The PDP will be taking 5,802 square feet of space on the first and second floors of the 16-story building, constructed in 1902 as the Peoples Saving Bank. It will be moving into its new headquarters this weekend.
Jeremy Waldrup, PDP president and CEO, said the organization decided to relocate for a simple reason: It got a good deal from building owner McKnight Realty Partners.
“McKnight made us an offer we couldn’t refuse and is giving us a great space for our team to better serve Downtown,” he said.
In addition to the PDP’s office staff, its clean team, which sweeps sidewalks and empties trash cans throughout Downtown, will move to the building and the Heinz 57 Center, another McKnight property at Smithfield Street and Sixth Avenue.
That will bring those workers closer to the heart of the Golden Triangle, Mr. Waldrup said.
The new space also moves the PDP closer to Market Square, where it does a lot of events and programming.
“We are excited to welcome a tenant of such local economic and cultural importance like PDP,” Izzy Rudolph, McKnight’s president of development and acquisitions, said in a statement.

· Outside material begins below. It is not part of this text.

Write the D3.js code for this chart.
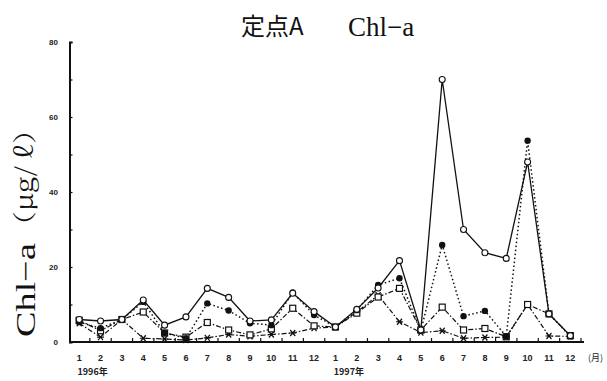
<!DOCTYPE html>
<html><head><meta charset="utf-8">
<script src="https://cdn.jsdelivr.net/npm/d3@7"></script>
<style>body{margin:0;background:#fff}svg{display:block}</style>
</head><body>
<svg id="c" width="607" height="381"></svg>
<script>
const months = ["1","2","3","4","5","6","7","8","9","10","11","12","1","2","3","4","5","6","7","8","9","10","11","12"];
const yearLabels = ["1996年","1997年"];
const yTicks = [0,20,40,60,80];
const seriesCircleOpen   = [6,5.6,6,11.2,4.5,6.7,14.3,11.9,5.6,5.9,13,8.1, 4,8.7,14.4,21.7,3.2,70,30,23.8,22.3,48,7.5,1.7];
const seriesCircleFilled = [5.3,3.7,6,10.7,2.4,1,10.3,8.4,5,4.5,13.2,7.2, 4,8.5,15.2,17,3,25.9,6.9,8.3,1.5,53.7,7.5,1.5];
const seriesSquare       = [5.8,3,6,8,2.4,1.3,5.2,3.2,1.9,3.5,9,4.3, 4,7.7,12,14.3,3.2,9.3,3.2,3.6,1.4,10,7.5,1.7];
const seriesStar         = [5,1.3,6,1,0.8,0.5,1.1,2,1.5,2,2.4,3.7, 4,8,12.5,5.4,2.5,3,1,1.2,1.3,10,1.6,1.5];

const svg = d3.select("#c");
const idx = d3.range(months.length);
const x = d3.scaleBand().domain(idx).range([68.5, 581]).padding(0);
const cx = i => x(i) + x.bandwidth()/2;
const y = d3.scaleLinear().domain([0,80]).range([342,42]);

// title
svg.append("text").attr("x",241).attr("y",35).attr("font-family","'Noto Sans CJK JP'")
  .attr("font-size",24).attr("fill","#111").text("定点A");
svg.append("text").attr("x",348).attr("y",36).attr("font-family","'Liberation Serif'")
  .attr("font-size",27).attr("fill","#111").text("Chl−a");

// y label (stretched along its direction)
function stretched(tx, ty, str, size, len, family, style){
  const g = svg.append("g").attr("transform",`translate(${tx},${ty}) rotate(-90)`);
  const inner = g.append("g");
  const t = inner.append("text").attr("font-family",family).attr("font-size",size)
    .attr("font-style",style||"normal").attr("fill","#111").text(str);
  const w = t.node().getComputedTextLength();
  inner.attr("transform",`scale(${len/w},1)`);
}
stretched(35,337,"Chl−a",28,94,"'Liberation Serif'");
stretched(33,240,"（μg/ ℓ）",24,125,"'Noto Serif CJK JP','Liberation Serif'");

// axes
const yAxis = d3.axisRight(y).tickValues(d3.range(0,81,10)).tickSize(3).tickFormat("");
const gy = svg.append("g").attr("transform","translate(69.5,0)").call(yAxis);
gy.select(".domain").attr("stroke","#111").attr("stroke-width",2);
gy.selectAll(".tick line").attr("stroke","#111").attr("stroke-width",1.2);
svg.append("g").selectAll("text").data(yTicks).join("text")
  .attr("x",58).attr("y",d=>y(d)+3).attr("text-anchor","end")
  .attr("font-family","'Liberation Sans'").attr("font-size",8).attr("font-weight","bold").attr("fill","#222")
  .text(d=>d);

const edges = d3.range(months.length+1).map(i => i < months.length ? x(i) : x(months.length-1)+x.bandwidth());
svg.append("line").attr("x1",69.5).attr("x2",584).attr("y1",342).attr("y2",342)
  .attr("stroke","#111").attr("stroke-width",2);
svg.append("g").selectAll("line").data(edges.slice(1)).join("line")
  .attr("x1",d=>d).attr("x2",d=>d).attr("y1",342).attr("y2",338).attr("stroke","#111").attr("stroke-width",1.2);
svg.append("g").selectAll("text").data(idx).join("text")
  .attr("x",i=>cx(i)).attr("y",361).attr("text-anchor","middle")
  .attr("font-family","'Liberation Sans'").attr("font-size",9).attr("font-weight","bold").attr("fill","#222")
  .text(i=>months[i]);
svg.append("text").attr("x",588).attr("y",361).attr("font-family","'Noto Sans CJK JP'")
  .attr("font-size",9).attr("fill","#222").text("(月)");
svg.append("g").selectAll("text").data(yearLabels).join("text")
  .attr("x",(d,i)=>x(i*12)+9).attr("y",375)
  .attr("font-family","'Noto Sans CJK JP'").attr("font-size",9).attr("font-weight","bold").attr("fill","#222")
  .text(d=>d);

const line = d3.line().x((d,i)=>cx(i)).y(d=>y(d));
function drawLine(data, dash, w){
  svg.append("path").datum(data).attr("d",line).attr("fill","none").attr("stroke","#111")
    .attr("stroke-width",w).attr("stroke-dasharray",dash);
}
drawLine(seriesStar,"5,2,1.5,2",1.2);
drawLine(seriesSquare,"5,2,1.5,2",1.2);
drawLine(seriesCircleFilled,"1.5,2.5",1.5);
drawLine(seriesCircleOpen,null,1.3);

// markers
svg.append("g").selectAll("path").data(seriesStar).join("path")
  .attr("transform",(d,i)=>`translate(${cx(i)},${y(d)})`)
  .attr("d","M-3.5,0H3.5M-2.5,-3L2.5,3M-2.5,3L2.5,-3").attr("stroke","#111").attr("stroke-width",1.2).attr("fill","none");
svg.append("g").selectAll("rect").data(seriesSquare).join("rect")
  .attr("x",(d,i)=>cx(i)-3).attr("y",d=>y(d)-3).attr("width",6).attr("height",6)
  .attr("fill","#fff").attr("stroke","#111").attr("stroke-width",1.2);
svg.append("g").selectAll("circle").data(seriesCircleFilled).join("circle")
  .attr("cx",(d,i)=>cx(i)).attr("cy",d=>y(d)).attr("r",3.2).attr("fill","#111");
svg.append("g").selectAll("circle").data(seriesCircleOpen).join("circle")
  .attr("cx",(d,i)=>cx(i)).attr("cy",d=>y(d)).attr("r",3).attr("fill","#fff").attr("stroke","#111").attr("stroke-width",1.1);
</script>
</body></html>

McKnight bought the 82,000square-foot Bank Tower for $4.7 million in 2018. It has spent about $7.1 million restoring its pink granite, brick, and terra-cotta facade and making other improvements.
The building is part of a Fourth Avenue corridor that at one time was known as the Wall Street of Pittsburgh. It features marble in its lobby and a wrought iron spiral staircase with an oak banister that runs from top to bottom.
It was designed by the famed architectural firm Alden & Harlow, whose other works include the Carnegie Library and Museums in Oakland and the Duquesne Club Downtown.